● Goal of the exercise:
Can you set down, exactly as they appear below, the lines from the opening of the material through the one bearing "var points = timeMin.map(function", minus the pictures?

((

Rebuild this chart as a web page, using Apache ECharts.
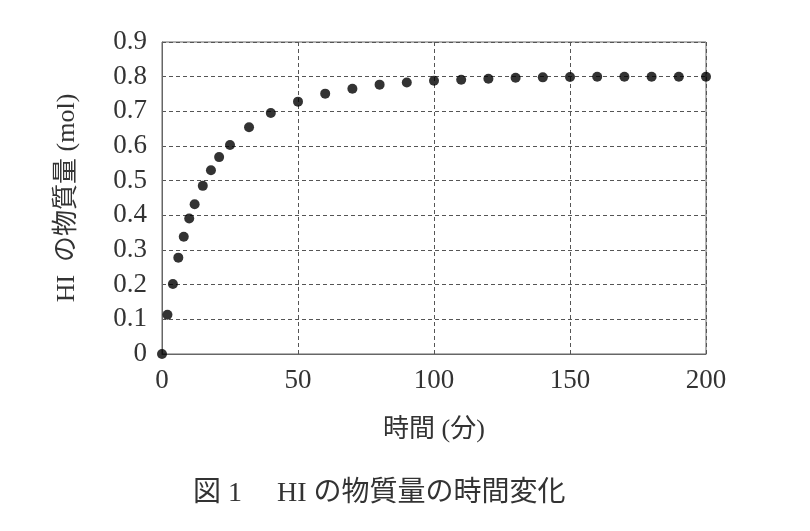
<!DOCTYPE html>
<html>
<head>
<meta charset="utf-8">
<script src="https://cdn.jsdelivr.net/npm/echarts@6/dist/echarts.min.js"></script>
<style>
html,body{margin:0;padding:0;background:#fff;}
#chart{width:810px;height:531px;}
</style>
</head>
<body>
<div id="chart"></div>
<script>
// Data
var timeMin = [0, 2, 4, 6, 8, 10, 12, 15, 18, 21, 25, 32, 40, 50, 60, 70, 80, 90, 100, 110, 120, 130, 140, 150, 160, 170, 180, 190, 200];
var hiMol   = [0, 0.113, 0.202, 0.278, 0.338, 0.391, 0.432, 0.485, 0.530, 0.568, 0.603, 0.654, 0.695, 0.728, 0.751, 0.765, 0.777, 0.783, 0.788, 0.791, 0.794, 0.797, 0.798, 0.799, 0.800, 0.800, 0.800, 0.800, 0.800];
var xAxisName = '時間 (分)';
var yAxisName = 'HI  の物質量 (mol)';
var figTitle = '図 1　 HI の物質量の時間変化';

var points = timeMin.map(function (t, i) { return [t, hiMol[i]]; });

var serif = '"Liberation Serif", "Noto Sans CJK JP", serif';
var textColor = '#333';
var chart = echarts.init(document.getElementById('chart'), null, {renderer: 'canvas'});
chart.setOption({
  animation: false,
  backgroundColor: '#fff',
  title: {
    text: figTitle,
    left: 193,
    top: 480,
    padding: 0,
    textStyle: {fontFamily: serif, fontSize: 28, fontWeight: 'normal', color: textColor}
  },
  grid: {
    left: 162, right: 104, top: 42, bottom: 177,
    show: true, borderColor: '#666', borderWidth: 1
  },
  xAxis: {
    type: 'value', min: 0, max: 200, interval: 50,
    name: xAxisName, nameLocation: 'middle', nameGap: 63,
    nameTextStyle: {fontFamily: serif, fontSize: 26, color: textColor},
    axisLine: {show: true, lineStyle: {color: '#666', width: 1}},
    axisTick: {show: false},
    axisLabel: {fontFamily: serif, fontSize: 27, color: textColor, margin: 13},
    splitLine: {show: true, lineStyle: {color: '#555', type: [4, 3], width: 1}}
  },
  yAxis: {
    type: 'value', min: 0, max: 0.9, interval: 0.1,
    name: yAxisName, nameLocation: 'middle', nameGap: 82, nameRotate: 90,
    nameTextStyle: {fontFamily: serif, fontSize: 26, color: textColor},
    axisLine: {show: true, lineStyle: {color: '#666', width: 1}},
    axisTick: {show: false},
    axisLabel: {fontFamily: serif, fontSize: 27, color: textColor, margin: 15},
    splitLine: {show: true, lineStyle: {color: '#555', type: [4, 3], width: 1}}
  },
  series: [{
    type: 'scatter',
    data: points,
    symbol: 'circle',
    symbolSize: 10,
    clip: false,
    itemStyle: {color: '#000'}
  }]
});
</script>
</body>
</html>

))

● Response below:
Rebuild this chart as a web page, using Apache ECharts.
<!DOCTYPE html>
<html>
<head>
<meta charset="utf-8">
<script src="https://cdn.jsdelivr.net/npm/echarts@6/dist/echarts.min.js"></script>
<style>
html,body{margin:0;padding:0;background:#fff;}
#chart{width:810px;height:531px;}
</style>
</head>
<body>
<div id="chart"></div>
<script>
// Data
var timeMin = [0, 2, 4, 6, 8, 10, 12, 15, 18, 21, 25, 32, 40, 50, 60, 70, 80, 90, 100, 110, 120, 130, 140, 150, 160, 170, 180, 190, 200];
var hiMol   = [0, 0.113, 0.202, 0.278, 0.338, 0.391, 0.432, 0.485, 0.530, 0.568, 0.603, 0.654, 0.695, 0.728, 0.751, 0.765, 0.777, 0.783, 0.788, 0.791, 0.794, 0.797, 0.798, 0.799, 0.800, 0.800, 0.800, 0.800, 0.800];
var xAxisName = '時間 (分)';
var yAxisName = 'HI  の物質量 (mol)';
var figTitle = '図 1　 HI の物質量の時間変化';

var points = timeMin.map(function (t, i) { return [t, hiMol[i]]; });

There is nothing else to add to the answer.